Note : 5/5
Asphalte est le cinquième long-métrage de Samuel Benchetrit. Petit bijou du cinéma français, Asphalte ne donne à voir que le théâtre modeste de quelques scènes ordinaires, dans lesquelles deux personnages sont mis systématiquement face à face, alors que tout les oppose, alors même qu’ils n’auraient pourtant jamais dû se rencontrer.
© Paradis Films
Un théâtre entre ordinaire et extraordinaire
Quelques appartements d’un immeuble délabré, un ascenseur capricieux et l’extérieur d’un hôpital austère suffisent à planter le décor du film. Le montage lui aussi insiste sur l’ordinaire en faisant se répéter indéfiniment les séquences, qui reviennent irrémédiablement aux mêmes lieux. De surcroît, il n’y a que six personnages, présentés en trois situations. L’intrigue qui les lie est en apparence simple : ils semblent en complète opposition, et tentent de se comprendre ou même simplement de communiquer.

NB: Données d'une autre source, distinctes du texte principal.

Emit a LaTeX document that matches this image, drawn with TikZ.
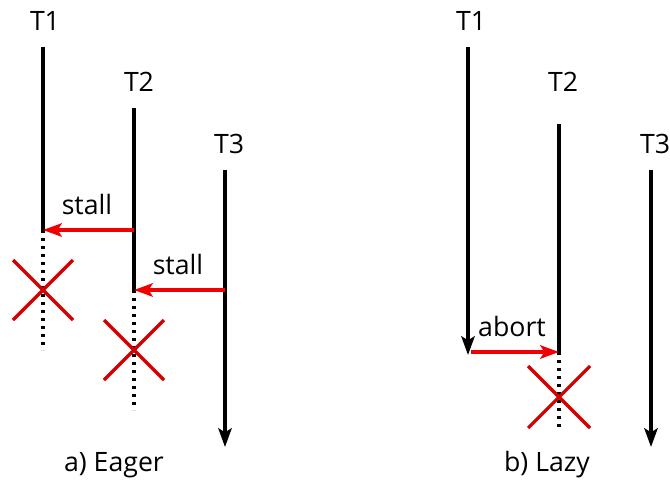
\documentclass[tikz,border=0pt]{standalone}
\usepackage{fontspec}
\setmainfont{Open Sans}
\usetikzlibrary{arrows.meta}

\definecolor{arrowred}{RGB}{240,0,0}
\definecolor{crossred}{RGB}{210,0,0}

\tikzstyle{txt} = [inner sep=0pt, font=\fontsize{20}{24}\selectfont]
\tikzstyle{thread} = [line width=2.6pt, black]
\tikzstyle{threadarrow} = [line width=2.6pt, black, -{Stealth[length=14pt,width=10pt,inset=3pt]}]
\tikzstyle{dead} = [line width=2.6pt, black, dash pattern=on 2.6pt off 3.4pt]
\tikzstyle{conflict} = [line width=2.6pt, arrowred, -{Stealth[length=14pt,width=10pt,inset=3pt]}]
\tikzstyle{cross} = [line width=2.4pt, crossred]

\begin{document}
\begin{tikzpicture}[x=0.75pt, y=-0.75pt]
\useasboundingbox (0,0) rectangle (670,485);

% Define nodes (a) Eager
\node (aT1) [txt] at (45,21) {T1};
\node (aT2) [txt] at (139,82) {T2};
\node (aT3) [txt] at (229,144) {T3};
\coordinate (a1top) at (43,47);
\coordinate (a1stall) at (43,230);
\coordinate (a1end) at (43,350);
\coordinate (a2top) at (134,108);
\coordinate (a2stall) at (134,290);
\coordinate (a2end) at (134,410);
\coordinate (a3top) at (225,170);
\coordinate (a3from) at (225,290);
\coordinate (a3end) at (225,447);
\coordinate (a2from) at (134,230);
\node (stallA) [txt] at (87,204) {stall};
\node (stallB) [txt] at (178,264) {stall};
\node (eager) [txt] at (114,465) {a) Eager};

% Draw arrows (a) Eager
\draw [thread] (a1top) -- (a1stall);
\draw [dead] (a1stall) -- (a1end);
\draw [thread] (a2top) -- (a2stall);
\draw [dead] (a2stall) -- (a2end);
\draw [threadarrow] (a3top) -- (a3end);
\draw [conflict] (a2from) -- (a1stall);
\draw [conflict] (a3from) -- (a2stall);
\draw [cross] (13,260) -- (73,320) (13,320) -- (73,260);
\draw [cross] (104,320) -- (164,380) (104,380) -- (164,320);

% Define nodes (b) Lazy
\node (bT1) [txt] at (471,21) {T1};
\node (bT2) [txt] at (563,82) {T2};
\node (bT3) [txt] at (655,144) {T3};
\coordinate (b1top) at (468,47);
\coordinate (b1end) at (468,355);
\coordinate (b1from) at (471,352);
\coordinate (b2top) at (559,124);
\coordinate (b2abort) at (559,352);
\coordinate (b2end) at (559,427);
\coordinate (b3top) at (651,170);
\coordinate (b3end) at (651,447);
\node (abort) [txt] at (512,326) {abort};
\node (lazy) [txt] at (547,465) {b) Lazy};

% Draw arrows (b) Lazy
\draw [threadarrow] (b1top) -- (b1end);
\draw [thread] (b2top) -- (b2abort);
\draw [dead] (b2abort) -- (b2end);
\draw [threadarrow] (b3top) -- (b3end);
\draw [conflict] (b1from) -- (b2abort);
\draw [cross] (528,366) -- (590,428) (528,428) -- (590,366);

\end{tikzpicture}
\end{document}
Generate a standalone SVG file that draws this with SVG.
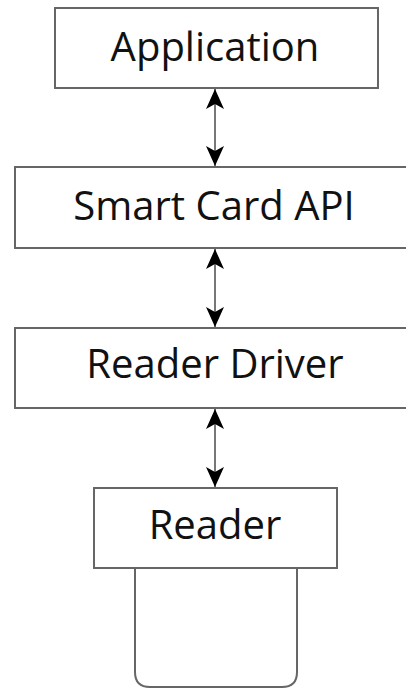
<svg xmlns="http://www.w3.org/2000/svg" width="406" height="688" viewBox="0 0 406 688">
<style>
.box{fill:#fff;stroke:#666;stroke-width:2}
.lbl{font-family:"Open Sans","DejaVu Sans",sans-serif;font-size:40px;fill:#111;text-anchor:middle}
.conn{stroke:#777;stroke-width:2;fill:none}
</style>
<defs>
<marker id="ah" viewBox="0 0 20 18" refX="20" refY="9" markerWidth="20" markerHeight="18" markerUnits="userSpaceOnUse" orient="auto-start-reverse">
<path d="M0,0 L20,9 L0,18 L5,9 Z" fill="#000"/>
</marker>
</defs>
<g id="connectors">
<line class="conn" x1="215" y1="89" x2="215" y2="166" marker-start="url(#ah)" marker-end="url(#ah)"/>
<line class="conn" x1="215" y1="249" x2="215" y2="327" marker-start="url(#ah)" marker-end="url(#ah)"/>
<line class="conn" x1="215" y1="409" x2="215" y2="487" marker-start="url(#ah)" marker-end="url(#ah)"/>
</g>
<g id="application">
<rect class="box" x="55" y="8" width="323" height="80"/>
<text class="lbl" x="215" y="61">Application</text>
</g>
<g id="smartcardapi">
<rect class="box" x="15" y="167" width="392" height="81"/>
<text class="lbl" x="214" y="220">Smart Card API</text>
</g>
<g id="readerdriver">
<rect class="box" x="15" y="328" width="392" height="80"/>
<text class="lbl" x="215" y="378">Reader Driver</text>
</g>
<g id="card">
<path class="box" d="M135,568 V672 Q135,687 150,687 H282 Q297,687 297,672 V568"/>
</g>
<g id="reader">
<rect class="box" x="94" y="488" width="243" height="80"/>
<text class="lbl" x="215" y="539">Reader</text>
</g>
</svg>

Même si Asphalte arbore une forme simple, une forme théâtrale de la répétition, ancrée dans un réel du quotidien, le scénario et le développement des personnages sont bien plus complexes qu’il n’y paraît, et c’est là tout l’enjeu et l’intérêt du film. La répétition s’accompagne sans cesse de changements, invisibles certes d’une scène à l’autre, mais qui tracent un itinéraire d’évolution sur l’ensemble de l’intrigue. Les personnages se rencontrent de manière extraordinaire, dans le sens où leur quotidien est bouleversé dès l’instant qu’une autre personne, un intrus, se confronte à eux.
Il y a en tout six personnages, fonctionnant en systèmes de dualité : trois rencontres, trois « couples » discordants. La discordance se joue au niveau du décalage générationnel pour Jeanne Meyer et Charly (Isabelle Huppert et Jules Benchetrit), au niveau d’une relation prédateur-victime pour Sterkowitz et l’infirmière (Gustave Kervern et Valeria Bruni Tedeschi), et enfin au niveau de l’impossibilité de communiquer pour Madame Hamida et John McKenzie (Tassadit Mandi et Michael Pitt).
© Paradis Films
Le vecteur politique du regard cinématographique
Les lieux restent les mêmes et pourtant se transforment tout au long du film, allant jusqu’à se transfigurer, sous le regard des personnages et donc celui du spectateur. La beauté poétique d’Asphalte réside essentiellement dans le regard, étant le premier sens mobilisé au cinéma, vecteur de préjugés, mobilisé ici afin de mieux regarder le réel tel qu’il est et non pas tel qu’on l’aurait pensé être.
Le choix des personnages est également fondamental, puisqu’ils sont tous appréhendés dans une profonde solitude, puisqu’ils sont en filigrane des personnages marginalisés, aptes à transmettre une vérité du réel, ou du moins à illustrer par leur intimité le rejet subi dans une société qui les envisage d’abord comme types avant de s’arrêter sur leur individualité et pour ainsi dire : leur humanité.
Avec Asphalte, Samuel Benchetrit déconstruit les décalages exposés entre ses personnages. Il s’agit d’en revenir à la puissance des mots, des gestes et du regard. Les décalages liés à la langue, à l’ethnie, à l’âge et au physique sont balayés d’un revers de main par le réalisateur. Bien sûr, je pourrais dire qu’il est profondément naïf, bien-pensant, et qu’il devrait en rester à vouloir « faire des câlins » au public venu voir l’avant-première de son film. Néanmoins, la nouvelle bien-pensance n’est-elle pas celle qui utilise à outrance ce terme ? La doxa n’est-elle pas désormais la contre-norme qui met systématiquement à distance tout ce qui lui semble différent et minoritaire ?
Alors oui, je pourrais dire bien des choses, mais je me contenterai de dire ce que j’ai pensé de ce film : il m’a tantôt fait rire, il m’a tantôt ému, il m’a présenté un casting solide défendant des personnages pris dans leur humanité en mouvement.
© Paradis Films
Asphalte ne cherche aucunement à époustoufler le spectateur, au contraire, celui-ci est immédiatement ramené au sème contenu dans le titre. Le plancher de ce théâtre cinématographié, c’est le bitume. Asphalte, c’est la chute d’un astronaute, la vaine image de la transcendance contre la nécessité de penser ce monde, celui de Samuel Benchetrit, le nôtre, où les identités se mêlent sur un plan immanent, et s’élèvent dès lors qu’ils parviennent à se comprendre et à se rejoindre.